Unless you want to follow up on https://github.com/ceph/ceph/pull/40223 to support /etc/hosts in the mgr container, users should probably just ensure they pass IPs in their spec file.
Updated by Daniel Pivonka about 3 years ago
- File gt7DGcXc.txt gt7DGcXc.txt added
- Subject changed from cephadm bootstrap --apply-spec uses root's ssh keys even if --ssh-{user,private-key,public-key} are passed to /etc/hosts is not passed to ceph containers. clusters that were relying on /etc/hosts for name resolution will have strange behavior
@john im keeping the bug open and just changing the subject and providing more details on the real problem here
log shows /etc/hosts is not passed to ceph containers but is passed to the shell container resulting in unexpected behavior when checking ssh connections.
2 problems here:
1. the error from 'ceph orch host add' should have made it more clear that the hostname could not be resolved
2. the trouble shooting steps printed out from the failed 'ceph orch host add' showed the connection should have worked. (this is because the shell has /etc/hosts)

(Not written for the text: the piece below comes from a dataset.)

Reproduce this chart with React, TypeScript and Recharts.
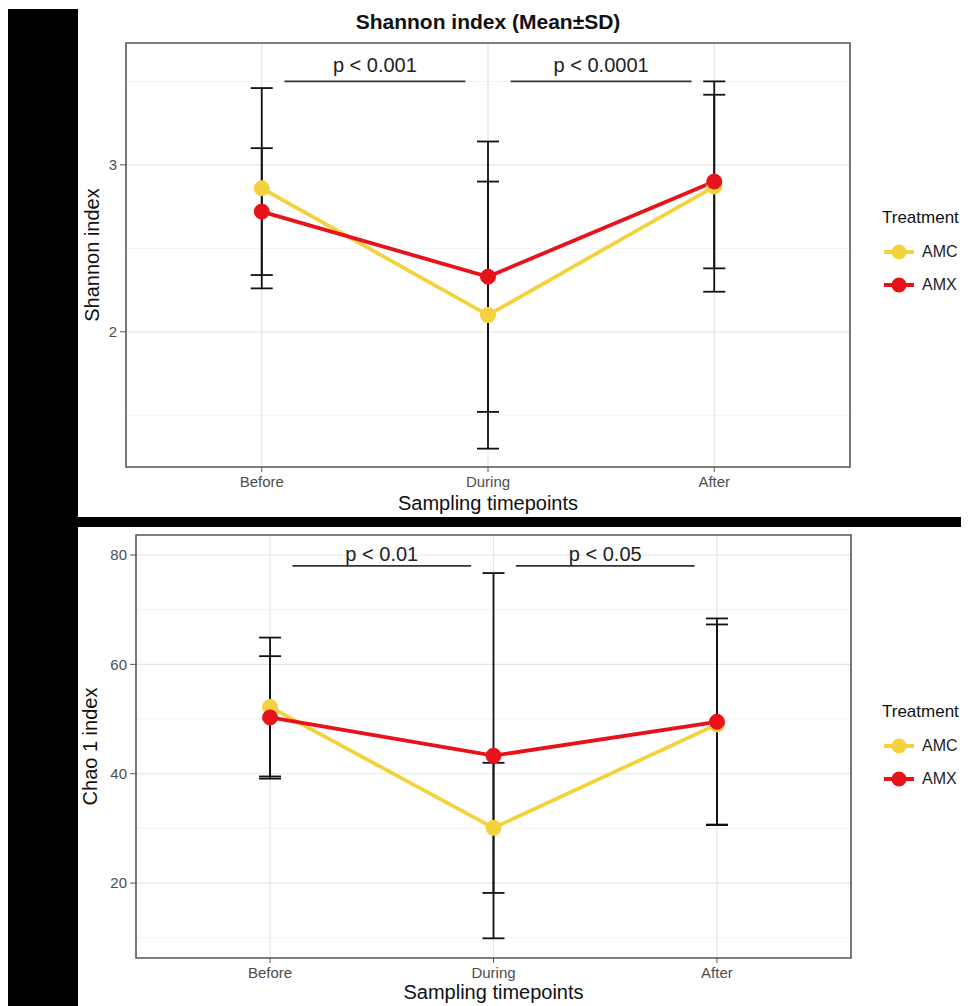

Updated by Daniel Pivonka about 3 years ago
- Status changed from New to Fix Under Review
- Backport set to pacific
- Pull request ID set to 40924
Updated by Sage Weil almost 3 years ago
- Status changed from Fix Under Review to Pending Backport
Updated by Sebastian Wagner almost 3 years ago
- Related to Bug #49654: iSCSI stops working after Upgrade 15.2.4 -> 15.2.9 added
Updated by Sebastian Wagner over 2 years ago
- Status changed from Pending Backport to Resolved